A confrontare le immagini di oggi con quelle di un anno fa, il presidente ucraino Volodymyr Zelensky - classe 1978 - appare prima di tutto invecchiato. Mentre la figura di Davide contro Golia, da lui stesso a più riprese evocata, può sovrapporsi alla sua che da 12 mesi fa muro a Vladimir Putin. Il 24 febbraio 2022 lo zar decise di arrivare fino a Kiev, pensando di prenderla in pochi giorni. Così non è stato, anche grazie alla resistenza guidata da Zelensky: l'ex attore diventato prima presidente nel 2019, a capo di un partito con il nome della serie Tv di cui è stato protagonista, 'Servitore del popolo', e che adesso è guida un Paese che ha deciso di combattere l'aggressione russa fino in fondo. "Non c'è alternativa alla vittoria", ha ribadito nel suo ultimo intervento, soltanto in ordine di tempo, alla Conferenza di Monaco.
Il sussulto della storia che ha colto gli ucraini quella notte di febbraio ha reso subito Zelensky commander in chief in perenne tenuta militare. Non solo: il presidente ha da subito anche attivato il canale di comunicazione diretta con gli ucraini, quello che conosce meglio e che con tutta probabilità gli aveva già fatto vincere le elezioni con una valanga di voti nel 2019. Si è fatto quindi riprendere nel centro della città deserta, da solo o al massimo con un paio di consiglieri fedelissimi. E poi tutte le sere ha acceso la telecamera su di sé e - via Telegram, Facebook, Twitter - ha parlato agli ucraini, ad ognuno di loro, rassicurandoli ma anche galvanizzandoli, rendendo così reale e realmente perseguibile la causa comune. E' cresciuto di giorno in giorno, e di giorno in giorno la telecamera è andata facendosi più ferma e il suo sguardo sempre più dritto all'obiettivo. E' la formazione da attore, si è detto. Può darsi, ma anche una formidabile macchina di PR, e non senza qualche eccesso, o inciampo. Come il servizio fotografico patinato su Vogue la scorsa estate: con la moglie Olena, nel palazzo presidenziale fra i sacchi di sabbia.
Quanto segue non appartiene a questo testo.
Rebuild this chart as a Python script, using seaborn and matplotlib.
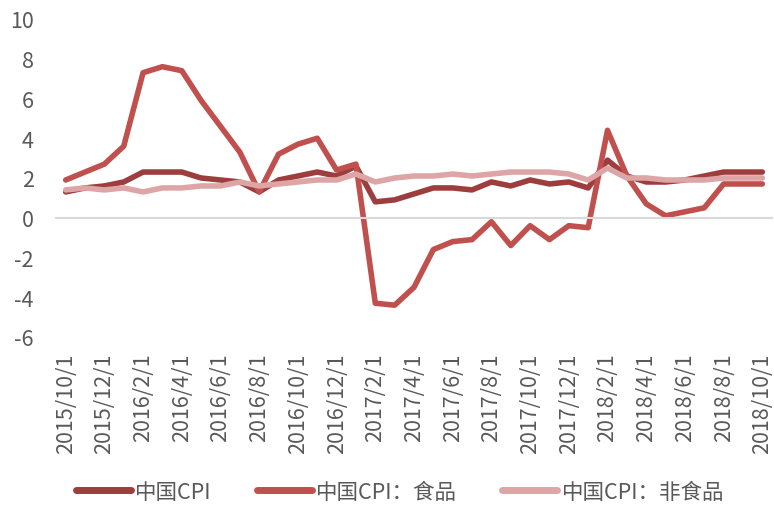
import pandas as pd
import numpy as np
import matplotlib
matplotlib.use("Agg")
import matplotlib.pyplot as plt
import seaborn as sns

# monthly data, 2015/10 .. 2018/10
months = pd.date_range("2015-10-01", "2018-10-01", freq="MS")
month_labels = [f"{d.year}/{d.month}/1" for d in months]

cpi = [1.3, 1.5, 1.6, 1.8, 2.3, 2.3, 2.3, 2.0, 1.9, 1.8, 1.3, 1.9, 2.1,
       2.3, 2.1, 2.6, 0.8, 0.9, 1.2, 1.5, 1.5, 1.4, 1.8, 1.6, 1.9, 1.7,
       1.8, 1.5, 2.9, 2.1, 1.8, 1.8, 1.9, 2.1, 2.3, 2.3, 2.3]
cpi_food = [1.9, 2.3, 2.7, 3.6, 7.3, 7.6, 7.4, 5.9, 4.6, 3.3, 1.3, 3.2, 3.7,
            4.0, 2.4, 2.7, -4.3, -4.4, -3.5, -1.6, -1.2, -1.1, -0.2, -1.4, -0.4, -1.1,
            -0.4, -0.5, 4.4, 2.1, 0.7, 0.1, 0.3, 0.5, 1.7, 1.7, 1.7]
cpi_nonfood = [1.4, 1.5, 1.4, 1.5, 1.3, 1.5, 1.5, 1.6, 1.6, 1.8, 1.6, 1.7, 1.8,
               1.9, 1.9, 2.2, 1.8, 2.0, 2.1, 2.1, 2.2, 2.1, 2.2, 2.3, 2.3, 2.3,
               2.2, 1.9, 2.5, 2.0, 2.0, 1.9, 1.9, 1.9, 2.0, 2.0, 2.0]

series_names = ["中国CPI", "中国CPI：食品", "中国CPI：非食品"]
colors = ["#9E3D3D", "#C0504D", "#DDA5A5"]

df = pd.DataFrame({"idx": np.arange(len(months)),
                   series_names[0]: cpi,
                   series_names[1]: cpi_food,
                   series_names[2]: cpi_nonfood})
long = df.melt(id_vars="idx", var_name="series", value_name="value")

sns.set_style("white")
plt.rcParams["font.family"] = ["Noto Sans CJK SC", "DejaVu Sans"]
plt.rcParams["axes.unicode_minus"] = False
text_color = "#595959"
fs = 15.5

fig = plt.figure(figsize=(7.74, 5.06), dpi=100)
ax = fig.add_axes([56 / 774, 168 / 506, 716 / 774, 318 / 506])

sns.lineplot(data=long, x="idx", y="value", hue="series", hue_order=series_names,
             palette=colors, linewidth=4, ax=ax, legend=True)
for line in ax.lines:
    line.set_solid_capstyle("round")
    line.set_solid_joinstyle("round")

ax.set_xlim(-0.5, len(months) - 0.5)
ax.set_ylim(-6, 10)
ax.set_yticks(np.arange(-6, 11, 2))
ax.tick_params(axis="y", length=0, pad=16, labelsize=fs, labelcolor=text_color)
ax.set_xlabel("")
ax.set_ylabel("")

for s in ["left", "right", "top"]:
    ax.spines[s].set_visible(False)
ax.spines["bottom"].set_position(("data", 0))
ax.spines["bottom"].set_color("#D9D9D9")
ax.spines["bottom"].set_linewidth(1.5)
ax.set_xticks(np.arange(-0.5, len(months), 2))
ax.tick_params(axis="x", length=5, width=1.5, color="#D9D9D9", labelbottom=False)

sec = ax.secondary_xaxis(0)
sec.set_xticks(np.arange(0, len(months), 2), labels=month_labels[::2])
sec.tick_params(length=0, rotation=90, pad=11, labelsize=fs, labelcolor=text_color)
sec.spines["bottom"].set_visible(False)

handles, labels = ax.get_legend_handles_labels()
ax.get_legend().remove()
leg = fig.legend(handles, labels, loc="center", bbox_to_anchor=(0.517, 0.026),
                 ncol=3, frameon=False, fontsize=fs, handlelength=2.55,
                 handletextpad=0.2, columnspacing=2.1, labelcolor=text_color)
for h in leg.legend_handles:
    h.set_linewidth(5)
    h.set_solid_capstyle("round")

fig.savefig("out.png", dpi=100)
E non è bastata la lente d'eccezione della fotografa-star Annie Liebovitz già autrice di ritratti importanti a frenare le critiche di chi lo ha giudicato "inopportuno".
Lo sguardo fermo poi Zelensky lo ha presto rivolto alla comunità internazionale, per sensibilizzarla alla sua impresa e chiedere gli aiuti militari necessari a portarla a termine. I leader sono venuti fino a Kiev a stringergli la mano, lui è volato a Washington a dicembre, alla Casa Bianca con il presidente degli Stati Uniti e al Congresso per l'accorato appello all'America, con uno dei suoi discorsi diventati ormai suo 'marchio di fabbrica'. Solo recentemente anche a Londra e Bruxelles.
Zelensky scrive parte dei discorsi di suo pugno, stando ad indiscrezioni di stampa, li rivede e li ritocca fino all'ultimo minuto insieme con la sua squadra di autori. L'inglese non è perfetto, ma funziona. Il testo poi sembra di volta in volta cucito addosso alla platea, al Paese al quale si riferisce. A Londra ha ringraziato per il tè, quello delle cinque, e nell'eco della suggestiva Westminster Hall ha scandito: "In Gran Bretagna il re è un pilota dell'aviazione. In Ucraina ogni pilota dell'aviazione è un re". Una frase sua, dicono i bene informati, con cui ha strappato un applauso e, chissà, forse anche il "nulla è escluso" del primo ministro britannico Rishi Sunak sui jet, che non è una promessa ma è più di quanto altri abbiano detto fino ad ora.
Evocativo quindi, ma anche pragmatico e realista: allora sì al rapido rimpasto di governo e in posizioni chiave seguito allo scandalo corruzione esploso nelle scorse settimane toccando anche il ministero della Difesa, ma al capo del dicastero - Oleskii Raznikov (che nella vicenda non sembra essere coinvolto personalmente) - non ha rinunciato: il momento è troppo delicato anche sul terreno e un'altra figura di quel livello per guidare il ministero ucraino della Difesa al momento non c'è. Quindi il presidente ha tuonato: "Mettiamo fine alle voci" sull'uscita di scena di Raznikov, ricordando che la decisione e la responsabilità di comunicarla spetta a lui.
Risoluto e dalla determinazione incrollabile lo è anche quando ribadisce che sui territori non intende cedere di un centimetro, e che con Putin non intende negoziare. Il fatto è che anche questa guerra ad un certo punto dovrà finire e Zelensky - il leader che ha tenuto il timone nella spinta acceleratrice per il futuro dell'Ucraina - dovrà prendersi anche quella responsabilità.